Tym filmem Amazon pokazał że potrafi zrobić film jak Netflix - spopry budżet, niezłe zdjęcia, poprawna reżyseria, dobrzy/znani aktorzy i gówniany scenariusz.
Lubię M.B. Jordana, ale po tym filmie wolałbym zapomnieć że w nim zagrał. To jestt tak naciągane i nieprawdopodobne, a do tego tak ciężko się tro ogląda.

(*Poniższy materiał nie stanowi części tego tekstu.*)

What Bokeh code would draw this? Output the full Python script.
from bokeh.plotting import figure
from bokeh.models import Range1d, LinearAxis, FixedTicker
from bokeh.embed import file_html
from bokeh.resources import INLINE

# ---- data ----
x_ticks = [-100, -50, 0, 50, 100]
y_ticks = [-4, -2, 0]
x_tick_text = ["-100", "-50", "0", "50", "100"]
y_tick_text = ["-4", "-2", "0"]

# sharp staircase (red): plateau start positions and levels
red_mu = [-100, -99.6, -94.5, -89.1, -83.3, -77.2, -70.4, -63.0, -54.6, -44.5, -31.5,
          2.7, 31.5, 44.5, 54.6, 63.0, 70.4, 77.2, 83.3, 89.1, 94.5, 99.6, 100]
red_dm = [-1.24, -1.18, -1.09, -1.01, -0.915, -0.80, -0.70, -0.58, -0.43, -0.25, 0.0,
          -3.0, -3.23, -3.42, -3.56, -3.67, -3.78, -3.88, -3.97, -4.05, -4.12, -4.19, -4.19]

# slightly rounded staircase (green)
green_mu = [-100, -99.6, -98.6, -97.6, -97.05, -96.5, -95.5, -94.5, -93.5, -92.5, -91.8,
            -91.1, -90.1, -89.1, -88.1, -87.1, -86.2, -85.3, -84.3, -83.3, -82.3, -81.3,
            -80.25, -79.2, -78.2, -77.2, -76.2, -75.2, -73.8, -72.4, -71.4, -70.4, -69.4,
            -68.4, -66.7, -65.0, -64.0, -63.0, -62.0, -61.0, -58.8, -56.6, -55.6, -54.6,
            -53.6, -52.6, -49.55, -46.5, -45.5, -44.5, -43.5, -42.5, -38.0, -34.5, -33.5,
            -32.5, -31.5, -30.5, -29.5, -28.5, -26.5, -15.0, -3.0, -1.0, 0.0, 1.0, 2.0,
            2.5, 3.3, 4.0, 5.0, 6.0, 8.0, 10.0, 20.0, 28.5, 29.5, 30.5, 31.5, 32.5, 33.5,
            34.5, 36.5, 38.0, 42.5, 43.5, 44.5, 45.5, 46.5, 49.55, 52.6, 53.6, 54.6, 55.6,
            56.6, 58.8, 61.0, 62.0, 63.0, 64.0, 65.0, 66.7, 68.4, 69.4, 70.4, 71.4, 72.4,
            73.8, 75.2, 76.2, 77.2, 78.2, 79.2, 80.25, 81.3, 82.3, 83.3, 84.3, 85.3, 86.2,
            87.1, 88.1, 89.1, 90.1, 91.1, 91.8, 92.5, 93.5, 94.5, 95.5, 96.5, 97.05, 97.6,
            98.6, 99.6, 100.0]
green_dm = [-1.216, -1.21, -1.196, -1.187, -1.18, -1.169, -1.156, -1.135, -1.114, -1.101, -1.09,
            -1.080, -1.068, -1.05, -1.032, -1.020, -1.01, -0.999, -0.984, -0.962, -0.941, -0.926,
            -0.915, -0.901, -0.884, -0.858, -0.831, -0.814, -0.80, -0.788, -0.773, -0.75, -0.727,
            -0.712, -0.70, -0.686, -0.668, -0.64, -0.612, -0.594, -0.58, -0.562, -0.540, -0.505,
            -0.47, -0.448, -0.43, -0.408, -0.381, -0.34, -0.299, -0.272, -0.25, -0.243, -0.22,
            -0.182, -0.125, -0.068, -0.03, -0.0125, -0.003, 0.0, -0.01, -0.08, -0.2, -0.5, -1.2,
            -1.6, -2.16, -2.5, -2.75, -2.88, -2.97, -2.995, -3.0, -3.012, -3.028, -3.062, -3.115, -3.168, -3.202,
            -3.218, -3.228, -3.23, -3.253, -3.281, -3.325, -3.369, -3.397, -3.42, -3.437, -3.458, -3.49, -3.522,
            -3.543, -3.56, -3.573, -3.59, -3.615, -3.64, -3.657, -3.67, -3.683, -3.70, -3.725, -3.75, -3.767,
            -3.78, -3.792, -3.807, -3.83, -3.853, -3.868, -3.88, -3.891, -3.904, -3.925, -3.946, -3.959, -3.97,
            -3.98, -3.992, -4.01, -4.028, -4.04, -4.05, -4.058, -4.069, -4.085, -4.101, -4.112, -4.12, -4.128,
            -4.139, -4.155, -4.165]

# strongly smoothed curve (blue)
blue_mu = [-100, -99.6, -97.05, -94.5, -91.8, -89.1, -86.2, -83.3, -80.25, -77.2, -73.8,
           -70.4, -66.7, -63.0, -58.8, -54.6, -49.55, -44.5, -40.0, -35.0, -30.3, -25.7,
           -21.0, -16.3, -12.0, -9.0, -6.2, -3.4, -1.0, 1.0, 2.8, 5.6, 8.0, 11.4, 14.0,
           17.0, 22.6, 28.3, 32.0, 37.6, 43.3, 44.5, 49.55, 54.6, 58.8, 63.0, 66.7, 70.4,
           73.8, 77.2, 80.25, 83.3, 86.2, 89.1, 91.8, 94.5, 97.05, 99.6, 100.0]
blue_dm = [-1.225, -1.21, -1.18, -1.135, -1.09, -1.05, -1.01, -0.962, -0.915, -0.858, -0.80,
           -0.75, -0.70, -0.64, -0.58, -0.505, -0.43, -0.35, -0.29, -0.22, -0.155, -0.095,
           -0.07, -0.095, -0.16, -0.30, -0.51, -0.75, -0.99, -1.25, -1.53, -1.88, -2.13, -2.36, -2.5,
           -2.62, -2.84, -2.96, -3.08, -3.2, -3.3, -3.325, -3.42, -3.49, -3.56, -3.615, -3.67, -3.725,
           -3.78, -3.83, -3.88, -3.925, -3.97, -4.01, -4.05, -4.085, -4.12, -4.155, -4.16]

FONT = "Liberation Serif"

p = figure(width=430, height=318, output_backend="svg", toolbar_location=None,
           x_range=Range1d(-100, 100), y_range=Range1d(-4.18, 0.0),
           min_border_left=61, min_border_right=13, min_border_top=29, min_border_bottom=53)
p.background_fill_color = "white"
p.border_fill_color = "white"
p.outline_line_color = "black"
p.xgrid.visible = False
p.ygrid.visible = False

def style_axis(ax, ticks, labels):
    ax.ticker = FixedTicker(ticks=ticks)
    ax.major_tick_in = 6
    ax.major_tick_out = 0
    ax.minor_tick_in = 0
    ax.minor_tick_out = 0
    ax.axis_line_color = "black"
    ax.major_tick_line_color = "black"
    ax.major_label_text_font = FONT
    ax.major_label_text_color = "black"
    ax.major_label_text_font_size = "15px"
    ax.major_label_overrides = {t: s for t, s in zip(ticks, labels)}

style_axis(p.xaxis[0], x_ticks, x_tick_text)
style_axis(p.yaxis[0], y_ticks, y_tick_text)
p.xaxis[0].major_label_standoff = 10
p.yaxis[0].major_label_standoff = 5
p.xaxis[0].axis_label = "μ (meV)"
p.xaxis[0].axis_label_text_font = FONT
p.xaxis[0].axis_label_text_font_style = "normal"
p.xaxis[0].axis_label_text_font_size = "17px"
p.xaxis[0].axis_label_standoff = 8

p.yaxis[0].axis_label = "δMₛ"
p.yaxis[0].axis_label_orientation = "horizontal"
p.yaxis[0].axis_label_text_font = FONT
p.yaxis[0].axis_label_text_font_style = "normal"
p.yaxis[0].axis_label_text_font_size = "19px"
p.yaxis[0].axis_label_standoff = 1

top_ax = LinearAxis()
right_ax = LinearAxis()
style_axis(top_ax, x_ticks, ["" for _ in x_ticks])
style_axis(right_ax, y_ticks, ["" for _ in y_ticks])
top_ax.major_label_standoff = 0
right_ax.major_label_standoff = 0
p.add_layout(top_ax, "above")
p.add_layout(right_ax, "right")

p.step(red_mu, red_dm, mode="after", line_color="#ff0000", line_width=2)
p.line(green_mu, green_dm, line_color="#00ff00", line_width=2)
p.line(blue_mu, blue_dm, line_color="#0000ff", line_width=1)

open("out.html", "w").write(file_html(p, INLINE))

No i Rosjanie chyba już oficjalnie zastąpili nazistów w roli standartowego czarnego charakteru, w amerykańskich filmach. Do tej pory robiono to z pewną taką nieśmiałością , nie wprost, że niby to rosyjska mafia. Tutaj jasno pokazują kogo uważają za główne zło na świecie.

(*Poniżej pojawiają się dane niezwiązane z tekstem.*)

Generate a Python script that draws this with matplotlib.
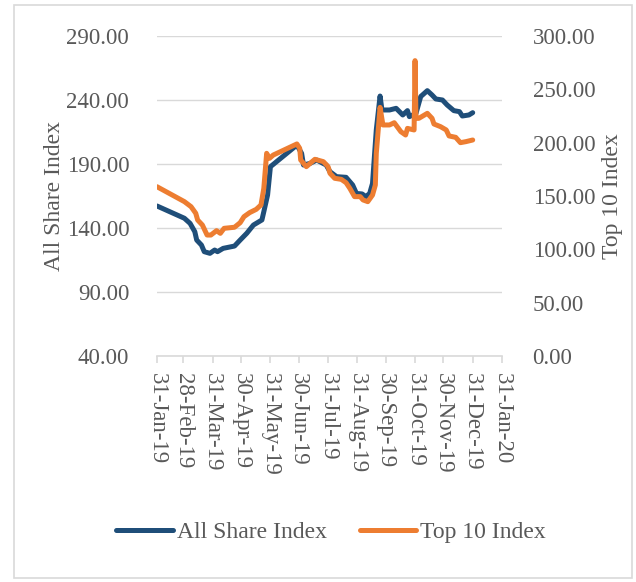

Michael B. Jordan dobry aktor, jassne. Wiesz w ogóle co za bzdury piszesz? Przecież typ jest tragiczny. A ta murzynka, która jest tak kiepska, że mało kto ją zna to największa porażka tego filmu. Guy Pierce jedynie trzymał jako taki poziom.
Pierce był właśnie najgorszy. Tragicznie "sprzedał" swoją postać - od pierwszej sceny wiadomo, o co chodzi. Wszyscy zagrali beznadziejnie, tragiczny, głupawy scenariusz. Dramat.